Nos próximos dias, próximos semanas, vai ser discutido o plano da habitação no Parlamento. A Iniciativa Liberal aponta a urgência de aumentar a oferta de imóveis, mas sabe-se que oferta não reage no imediato. Como é que é possível responder às necessidades de habitação dos portugueses mos próximos dois ou três anos?

É desde logo uma questão que seguinte: Este pacote “Mais habitação” que, tudo indica, entrará em vigor por haver maioria absoluta, não vai resolver o problema nos próximos 24 meses ou 36 meses.

Há apoios que já estão em vigor, subsídios para os juros da habitação…

…estamos sempre na dimensão dos apoios, estamos sempre na dimensão do Estado, a colocar as pessoas dependentes e agradecidas por devolverem, por via de subsidiação e por via do apoio, aquilo que de facto devia estar no bolso das pessoas. Depois, creio que se tem falado pouco disso…

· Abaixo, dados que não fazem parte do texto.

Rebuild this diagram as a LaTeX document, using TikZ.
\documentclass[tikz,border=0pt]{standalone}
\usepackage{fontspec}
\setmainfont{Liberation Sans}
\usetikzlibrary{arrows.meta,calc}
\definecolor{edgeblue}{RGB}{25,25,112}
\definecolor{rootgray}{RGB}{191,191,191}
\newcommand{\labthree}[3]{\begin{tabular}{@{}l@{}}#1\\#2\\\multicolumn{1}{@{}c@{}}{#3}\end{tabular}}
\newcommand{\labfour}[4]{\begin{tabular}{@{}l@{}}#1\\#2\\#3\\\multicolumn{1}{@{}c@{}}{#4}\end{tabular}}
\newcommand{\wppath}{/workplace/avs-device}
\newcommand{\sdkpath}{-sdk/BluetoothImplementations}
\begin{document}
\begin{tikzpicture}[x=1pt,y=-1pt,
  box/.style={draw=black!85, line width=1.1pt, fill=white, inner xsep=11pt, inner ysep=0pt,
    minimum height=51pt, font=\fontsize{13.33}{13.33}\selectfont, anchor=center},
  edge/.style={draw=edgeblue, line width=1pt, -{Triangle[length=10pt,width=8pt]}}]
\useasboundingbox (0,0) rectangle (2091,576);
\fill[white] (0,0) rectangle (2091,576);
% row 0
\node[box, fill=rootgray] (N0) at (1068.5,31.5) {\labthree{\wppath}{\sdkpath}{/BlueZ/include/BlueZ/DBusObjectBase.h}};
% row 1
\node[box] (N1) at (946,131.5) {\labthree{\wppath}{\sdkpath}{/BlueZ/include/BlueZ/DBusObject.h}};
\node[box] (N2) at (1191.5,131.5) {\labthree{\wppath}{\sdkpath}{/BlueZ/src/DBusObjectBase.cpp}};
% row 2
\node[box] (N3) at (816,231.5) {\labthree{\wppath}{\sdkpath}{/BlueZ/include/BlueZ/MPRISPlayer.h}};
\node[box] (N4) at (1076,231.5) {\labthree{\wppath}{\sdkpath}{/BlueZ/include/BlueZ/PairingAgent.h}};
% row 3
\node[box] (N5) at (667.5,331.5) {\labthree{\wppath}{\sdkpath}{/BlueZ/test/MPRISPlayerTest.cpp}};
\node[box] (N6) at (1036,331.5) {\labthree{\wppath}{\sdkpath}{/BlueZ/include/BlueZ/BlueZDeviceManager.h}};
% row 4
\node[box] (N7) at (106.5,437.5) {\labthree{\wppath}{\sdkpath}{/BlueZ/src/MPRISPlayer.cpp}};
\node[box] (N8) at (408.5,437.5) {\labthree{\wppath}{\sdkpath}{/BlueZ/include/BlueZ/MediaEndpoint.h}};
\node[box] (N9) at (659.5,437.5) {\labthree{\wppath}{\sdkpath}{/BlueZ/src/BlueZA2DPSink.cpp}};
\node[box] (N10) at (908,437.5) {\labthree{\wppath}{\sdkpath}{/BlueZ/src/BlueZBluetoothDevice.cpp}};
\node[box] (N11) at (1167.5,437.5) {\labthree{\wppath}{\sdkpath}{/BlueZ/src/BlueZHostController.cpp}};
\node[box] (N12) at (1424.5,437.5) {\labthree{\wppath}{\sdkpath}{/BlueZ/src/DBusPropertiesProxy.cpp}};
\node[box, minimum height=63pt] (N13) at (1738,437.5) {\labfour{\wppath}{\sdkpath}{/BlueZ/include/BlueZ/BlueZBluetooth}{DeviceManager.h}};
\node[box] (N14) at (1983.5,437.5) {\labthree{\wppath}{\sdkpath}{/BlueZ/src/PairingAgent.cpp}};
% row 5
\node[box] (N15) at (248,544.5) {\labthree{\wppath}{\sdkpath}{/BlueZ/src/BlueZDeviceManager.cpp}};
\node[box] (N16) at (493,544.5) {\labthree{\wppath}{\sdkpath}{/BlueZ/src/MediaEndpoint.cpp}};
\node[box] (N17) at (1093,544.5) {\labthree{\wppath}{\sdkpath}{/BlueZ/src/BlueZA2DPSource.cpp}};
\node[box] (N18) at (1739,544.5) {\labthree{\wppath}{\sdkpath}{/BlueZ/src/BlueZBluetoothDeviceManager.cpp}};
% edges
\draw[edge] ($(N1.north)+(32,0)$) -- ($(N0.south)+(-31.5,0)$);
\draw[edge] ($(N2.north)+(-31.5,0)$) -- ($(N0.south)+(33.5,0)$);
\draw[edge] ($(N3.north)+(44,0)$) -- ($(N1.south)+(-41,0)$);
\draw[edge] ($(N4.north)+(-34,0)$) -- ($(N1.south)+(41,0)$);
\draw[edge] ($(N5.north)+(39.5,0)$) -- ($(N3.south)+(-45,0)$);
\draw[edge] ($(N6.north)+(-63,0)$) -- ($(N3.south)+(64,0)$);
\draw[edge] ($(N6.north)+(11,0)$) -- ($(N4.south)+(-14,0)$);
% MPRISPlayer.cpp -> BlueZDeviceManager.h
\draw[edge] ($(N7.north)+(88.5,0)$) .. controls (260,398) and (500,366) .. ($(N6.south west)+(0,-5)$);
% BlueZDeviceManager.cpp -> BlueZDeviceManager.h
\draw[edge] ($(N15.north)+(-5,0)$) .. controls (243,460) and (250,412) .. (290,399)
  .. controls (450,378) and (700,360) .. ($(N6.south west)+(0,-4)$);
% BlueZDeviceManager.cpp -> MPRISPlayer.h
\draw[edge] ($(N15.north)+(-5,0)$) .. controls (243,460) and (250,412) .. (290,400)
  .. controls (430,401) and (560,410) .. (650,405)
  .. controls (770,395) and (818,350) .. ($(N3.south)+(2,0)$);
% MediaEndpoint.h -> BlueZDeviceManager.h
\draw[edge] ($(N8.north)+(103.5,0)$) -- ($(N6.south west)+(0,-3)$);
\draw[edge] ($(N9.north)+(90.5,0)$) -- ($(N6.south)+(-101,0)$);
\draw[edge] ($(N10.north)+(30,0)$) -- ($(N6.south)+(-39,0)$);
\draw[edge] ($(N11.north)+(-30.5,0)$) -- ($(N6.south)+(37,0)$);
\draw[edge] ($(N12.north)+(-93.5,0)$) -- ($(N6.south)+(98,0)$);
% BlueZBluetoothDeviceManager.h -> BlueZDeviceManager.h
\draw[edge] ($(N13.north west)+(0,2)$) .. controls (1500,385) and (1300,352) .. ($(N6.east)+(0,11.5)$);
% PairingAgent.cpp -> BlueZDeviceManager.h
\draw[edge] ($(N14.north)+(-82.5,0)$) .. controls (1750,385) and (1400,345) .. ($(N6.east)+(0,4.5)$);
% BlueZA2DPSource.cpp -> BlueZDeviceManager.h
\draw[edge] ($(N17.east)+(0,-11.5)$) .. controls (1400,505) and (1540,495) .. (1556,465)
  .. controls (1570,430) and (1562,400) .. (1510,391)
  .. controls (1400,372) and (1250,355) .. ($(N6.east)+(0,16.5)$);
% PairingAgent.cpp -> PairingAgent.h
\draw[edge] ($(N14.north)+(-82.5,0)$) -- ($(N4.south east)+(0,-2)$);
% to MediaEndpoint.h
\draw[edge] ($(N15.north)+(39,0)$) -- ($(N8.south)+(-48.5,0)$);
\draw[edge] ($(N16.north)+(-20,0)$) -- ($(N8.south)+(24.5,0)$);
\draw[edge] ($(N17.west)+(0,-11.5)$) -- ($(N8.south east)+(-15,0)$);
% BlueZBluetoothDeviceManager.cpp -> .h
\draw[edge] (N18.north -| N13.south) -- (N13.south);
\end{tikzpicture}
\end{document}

…da travagem administrativa ao aumento das rendas?

Exatamente. Esta é uma má forma de fazer as coisas. Já tivemos dados de Espanha que saíram há cerca de uma semana, e o que é que acontece? Os preços a aumentarem, e menos oferta no mercado. Não há maneira de fugir disto. Por muito que seja uma medida política que agrada ao Governo do ponto de vista da sua propaganda, a consequência é sempre a mesma.

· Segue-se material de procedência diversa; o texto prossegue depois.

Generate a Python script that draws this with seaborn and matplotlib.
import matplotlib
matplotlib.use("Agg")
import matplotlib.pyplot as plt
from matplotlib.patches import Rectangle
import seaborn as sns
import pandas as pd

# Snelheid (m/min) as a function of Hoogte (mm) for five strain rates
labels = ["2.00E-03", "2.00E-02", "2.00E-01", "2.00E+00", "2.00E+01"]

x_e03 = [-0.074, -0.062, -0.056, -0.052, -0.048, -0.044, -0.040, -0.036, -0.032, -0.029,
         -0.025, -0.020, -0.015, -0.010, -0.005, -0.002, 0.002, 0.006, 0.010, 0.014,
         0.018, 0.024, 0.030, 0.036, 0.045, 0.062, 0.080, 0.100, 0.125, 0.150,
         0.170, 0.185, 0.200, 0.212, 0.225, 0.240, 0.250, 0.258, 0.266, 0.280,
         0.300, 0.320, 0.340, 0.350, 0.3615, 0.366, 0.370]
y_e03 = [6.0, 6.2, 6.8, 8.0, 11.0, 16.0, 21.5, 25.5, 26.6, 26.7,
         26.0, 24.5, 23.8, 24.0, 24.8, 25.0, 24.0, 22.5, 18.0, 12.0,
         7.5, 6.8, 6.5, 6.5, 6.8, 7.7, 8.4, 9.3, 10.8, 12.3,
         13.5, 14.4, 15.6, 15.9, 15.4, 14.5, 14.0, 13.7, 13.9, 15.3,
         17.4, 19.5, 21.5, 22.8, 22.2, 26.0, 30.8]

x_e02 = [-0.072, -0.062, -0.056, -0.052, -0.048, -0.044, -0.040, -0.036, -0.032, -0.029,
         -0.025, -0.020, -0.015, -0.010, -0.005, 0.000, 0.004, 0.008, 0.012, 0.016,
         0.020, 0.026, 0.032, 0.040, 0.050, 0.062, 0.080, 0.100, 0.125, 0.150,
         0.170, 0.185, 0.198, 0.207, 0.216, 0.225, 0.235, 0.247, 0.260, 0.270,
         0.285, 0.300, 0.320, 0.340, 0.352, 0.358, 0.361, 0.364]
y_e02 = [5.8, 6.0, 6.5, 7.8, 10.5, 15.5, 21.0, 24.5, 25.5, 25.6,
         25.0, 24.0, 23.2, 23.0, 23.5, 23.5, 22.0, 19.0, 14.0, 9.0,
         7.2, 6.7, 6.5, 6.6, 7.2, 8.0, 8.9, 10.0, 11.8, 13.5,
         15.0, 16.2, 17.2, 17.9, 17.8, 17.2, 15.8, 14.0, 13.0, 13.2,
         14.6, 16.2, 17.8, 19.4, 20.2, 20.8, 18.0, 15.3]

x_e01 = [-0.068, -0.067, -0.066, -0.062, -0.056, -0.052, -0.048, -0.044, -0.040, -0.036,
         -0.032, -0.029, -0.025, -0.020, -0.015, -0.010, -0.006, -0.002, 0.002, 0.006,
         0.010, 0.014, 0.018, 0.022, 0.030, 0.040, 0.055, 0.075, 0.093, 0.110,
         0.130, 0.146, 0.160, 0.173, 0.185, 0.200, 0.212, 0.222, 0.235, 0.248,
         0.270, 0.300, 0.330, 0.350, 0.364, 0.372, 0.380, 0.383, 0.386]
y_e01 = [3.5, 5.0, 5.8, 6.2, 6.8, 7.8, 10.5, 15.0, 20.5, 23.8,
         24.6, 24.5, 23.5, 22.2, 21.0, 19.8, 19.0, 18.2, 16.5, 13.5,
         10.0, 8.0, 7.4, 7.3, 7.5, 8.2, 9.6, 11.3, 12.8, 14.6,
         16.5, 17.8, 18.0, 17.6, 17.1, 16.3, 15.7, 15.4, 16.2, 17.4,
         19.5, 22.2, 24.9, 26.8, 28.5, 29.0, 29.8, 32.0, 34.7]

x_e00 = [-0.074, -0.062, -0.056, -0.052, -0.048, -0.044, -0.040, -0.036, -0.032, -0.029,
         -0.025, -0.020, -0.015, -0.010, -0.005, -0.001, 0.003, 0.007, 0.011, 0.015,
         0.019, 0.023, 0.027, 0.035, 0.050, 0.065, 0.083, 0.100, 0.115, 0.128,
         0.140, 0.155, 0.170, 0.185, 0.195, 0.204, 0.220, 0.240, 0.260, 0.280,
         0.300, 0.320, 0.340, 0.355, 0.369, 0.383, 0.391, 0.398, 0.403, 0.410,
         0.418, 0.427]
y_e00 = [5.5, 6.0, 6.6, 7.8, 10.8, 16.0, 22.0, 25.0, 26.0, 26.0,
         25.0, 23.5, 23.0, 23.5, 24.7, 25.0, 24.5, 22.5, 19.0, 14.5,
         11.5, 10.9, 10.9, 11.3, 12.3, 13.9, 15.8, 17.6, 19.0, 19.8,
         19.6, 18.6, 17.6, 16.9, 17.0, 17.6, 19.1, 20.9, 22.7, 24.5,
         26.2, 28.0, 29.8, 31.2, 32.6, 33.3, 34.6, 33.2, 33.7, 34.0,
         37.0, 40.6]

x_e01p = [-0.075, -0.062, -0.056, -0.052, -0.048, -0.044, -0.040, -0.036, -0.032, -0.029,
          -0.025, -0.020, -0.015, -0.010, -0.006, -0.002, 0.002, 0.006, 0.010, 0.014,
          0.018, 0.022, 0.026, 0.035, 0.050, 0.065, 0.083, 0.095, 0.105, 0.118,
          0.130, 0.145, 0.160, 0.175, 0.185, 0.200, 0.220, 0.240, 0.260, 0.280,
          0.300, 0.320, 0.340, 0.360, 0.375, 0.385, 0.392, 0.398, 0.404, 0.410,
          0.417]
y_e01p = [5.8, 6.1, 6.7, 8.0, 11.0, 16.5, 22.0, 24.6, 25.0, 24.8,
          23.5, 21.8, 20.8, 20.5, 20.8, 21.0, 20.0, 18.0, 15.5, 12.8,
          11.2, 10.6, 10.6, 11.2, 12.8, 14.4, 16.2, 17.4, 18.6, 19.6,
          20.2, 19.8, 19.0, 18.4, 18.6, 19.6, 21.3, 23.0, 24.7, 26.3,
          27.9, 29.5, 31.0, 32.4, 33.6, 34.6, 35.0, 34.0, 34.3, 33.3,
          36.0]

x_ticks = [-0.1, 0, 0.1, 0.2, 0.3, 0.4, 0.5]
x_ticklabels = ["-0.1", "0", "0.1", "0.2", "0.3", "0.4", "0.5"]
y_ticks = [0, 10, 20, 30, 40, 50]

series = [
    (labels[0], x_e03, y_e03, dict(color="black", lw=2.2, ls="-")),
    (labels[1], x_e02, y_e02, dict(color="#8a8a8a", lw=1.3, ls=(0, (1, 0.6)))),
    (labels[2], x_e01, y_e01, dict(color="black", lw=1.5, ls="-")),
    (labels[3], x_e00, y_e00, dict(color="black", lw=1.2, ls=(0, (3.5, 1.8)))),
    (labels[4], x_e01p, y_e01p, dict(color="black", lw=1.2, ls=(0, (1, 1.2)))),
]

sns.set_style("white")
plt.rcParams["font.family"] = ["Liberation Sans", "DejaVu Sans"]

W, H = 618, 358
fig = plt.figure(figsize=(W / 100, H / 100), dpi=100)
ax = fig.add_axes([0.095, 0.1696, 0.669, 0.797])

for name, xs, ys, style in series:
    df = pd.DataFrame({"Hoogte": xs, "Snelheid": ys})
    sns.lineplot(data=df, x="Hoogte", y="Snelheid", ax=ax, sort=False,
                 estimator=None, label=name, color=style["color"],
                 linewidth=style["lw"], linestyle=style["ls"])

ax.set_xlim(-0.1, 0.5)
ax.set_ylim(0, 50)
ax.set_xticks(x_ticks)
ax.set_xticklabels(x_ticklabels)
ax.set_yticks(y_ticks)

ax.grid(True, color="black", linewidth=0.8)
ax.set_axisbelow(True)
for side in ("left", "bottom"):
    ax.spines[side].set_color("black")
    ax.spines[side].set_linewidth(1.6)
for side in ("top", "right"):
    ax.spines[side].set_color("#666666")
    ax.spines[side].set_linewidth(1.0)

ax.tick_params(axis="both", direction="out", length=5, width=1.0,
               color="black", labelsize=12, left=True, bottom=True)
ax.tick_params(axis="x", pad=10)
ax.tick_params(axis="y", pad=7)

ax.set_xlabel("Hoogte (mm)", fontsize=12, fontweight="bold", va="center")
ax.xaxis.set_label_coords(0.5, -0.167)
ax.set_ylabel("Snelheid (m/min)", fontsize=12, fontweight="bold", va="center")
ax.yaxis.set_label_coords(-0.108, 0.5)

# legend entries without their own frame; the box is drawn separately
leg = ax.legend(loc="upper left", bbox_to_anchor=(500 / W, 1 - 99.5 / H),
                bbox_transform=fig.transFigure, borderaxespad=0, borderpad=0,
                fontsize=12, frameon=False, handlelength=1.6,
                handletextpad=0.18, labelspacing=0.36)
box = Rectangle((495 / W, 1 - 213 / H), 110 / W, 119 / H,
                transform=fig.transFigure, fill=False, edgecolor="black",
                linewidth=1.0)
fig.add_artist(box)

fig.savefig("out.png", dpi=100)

O que é que pode ajudar a resolver, mais no curto prazo?

Sendo certo que, concordo, não se começa a construir hoje e está disponível amanhã. Onde é que a Iniciativa Liberal está a preparar medidas, para apresentar nos próximos meses, porque é de facto algo que tem de ser bem pensado, bem bem trabalhado, é intervir no mercado de arrendamento. O mercado de arrendamento é demasiado rígido, o mercado de arrendamento tem agora uma probabilidade de rigidez ainda maior com a questão do congelamento das rendas, e esse é o elefante no meio da sala. Temos que gerar confiança…

É qual é o caminho?

Claramente, de flexibilidade. Tem de ser revisto tudo que seja congelamento de rendas, etc, tendo preocupação social, sim. Depois, temos de ver como avançam as questões dos litígios, que estão neste pacote do Governo e parecem-me boas, e, depois, também a questão da fiscalidade. Ou seja, um sinal positivo no arrendamento.